Another area government needs to improve is our transportation sector. For instance, if you go to a motor park, there is a document called the passengers’ manifest. Most people lie when writing their names and phone numbers. If we are serious in addressing insecurity, all that governments need to do is instal an electronic machine that would request your national identity card or voter card at motor parks across the states, and security agencies would be able to synchronise the data. Information gathering is very critical in solving security problems so, there should be a way to bring computerising to monitor and access information because criminals move from one place to another.

Looking at big data in the next 5 years, where do you think Nigeria will be?

It will create jobs and employment opportunities. We are working in five states now, and I have 70 direct staff receiving salaries from my company every month. We also have at least 300 volunteer staff that are receiving wages to ensure the system is working effectively and efficiently. 

In the next 5 years, we hope to be a big company providing solutions to challenges not only in Nigeria but in Africa. Governments need to encourage and support young inventors and entrepreneurs to create jobs to address our keys enemy which is poverty, especially in the northern part of the country. We have young people with great ideas; all they need is a little push and they will come out with fantastic solutions to the problems in our region. 

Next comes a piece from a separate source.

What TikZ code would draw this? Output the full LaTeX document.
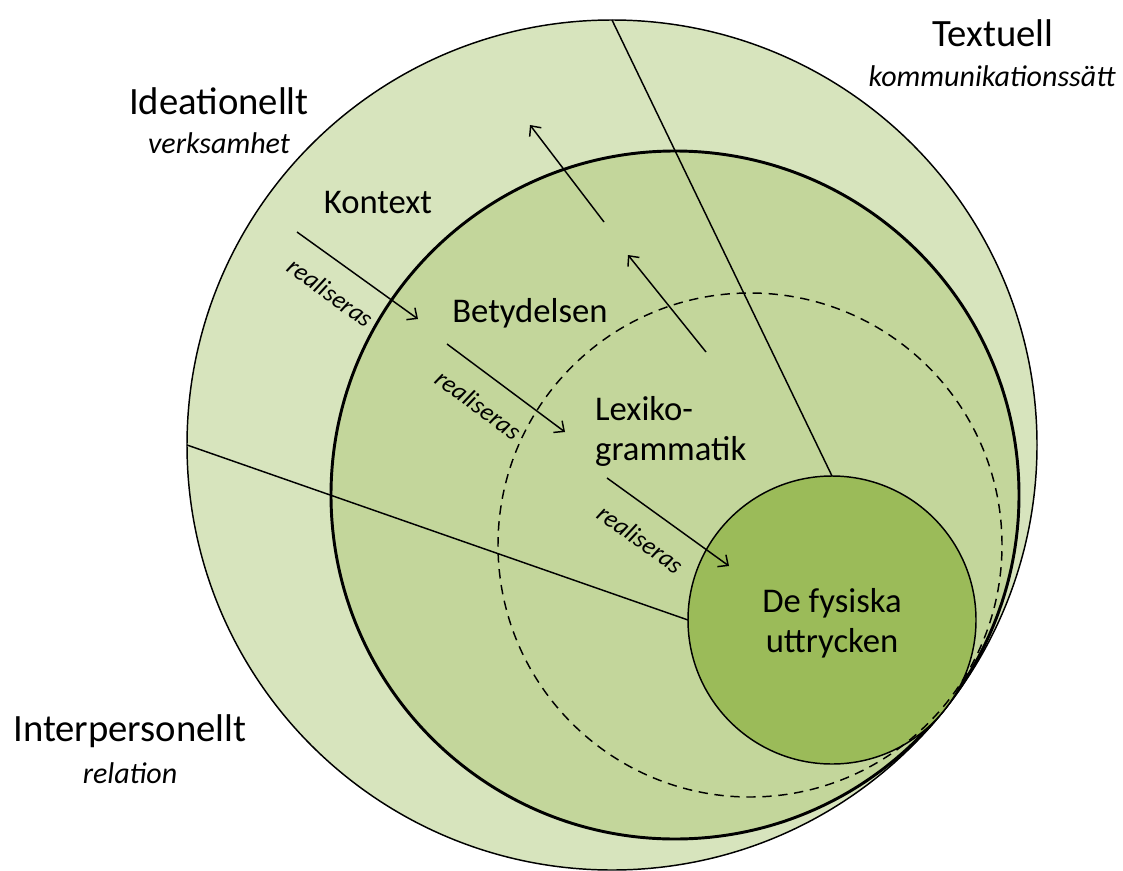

What are the challenges you have experienced?

One of the setbacks we faced at the beginning of the project was fear of change from our people, they thought we were coming to take over their jobs, that was a major problem we had. Even in the state government circle, a lot of people were afraid of these initiatives. 

I developed this app since 2014, we started making some moves and contacting people in the government but they were afraid. It didn’t materialise until 2020 after Prof Babagana Zulum became the governor and I met with the Commissioner for Transportation, forwarded the proposals to the office of the governor and it was immediately approved by the governor. 

For six years I pursued the state government to sell this initiative to them, so you can see that consistency is key. As we speak, we have a lot of software on ground that we trying to sell to people but we are not deterred by those challenges because we know it is part of what makes us stronger and brings out the best in us.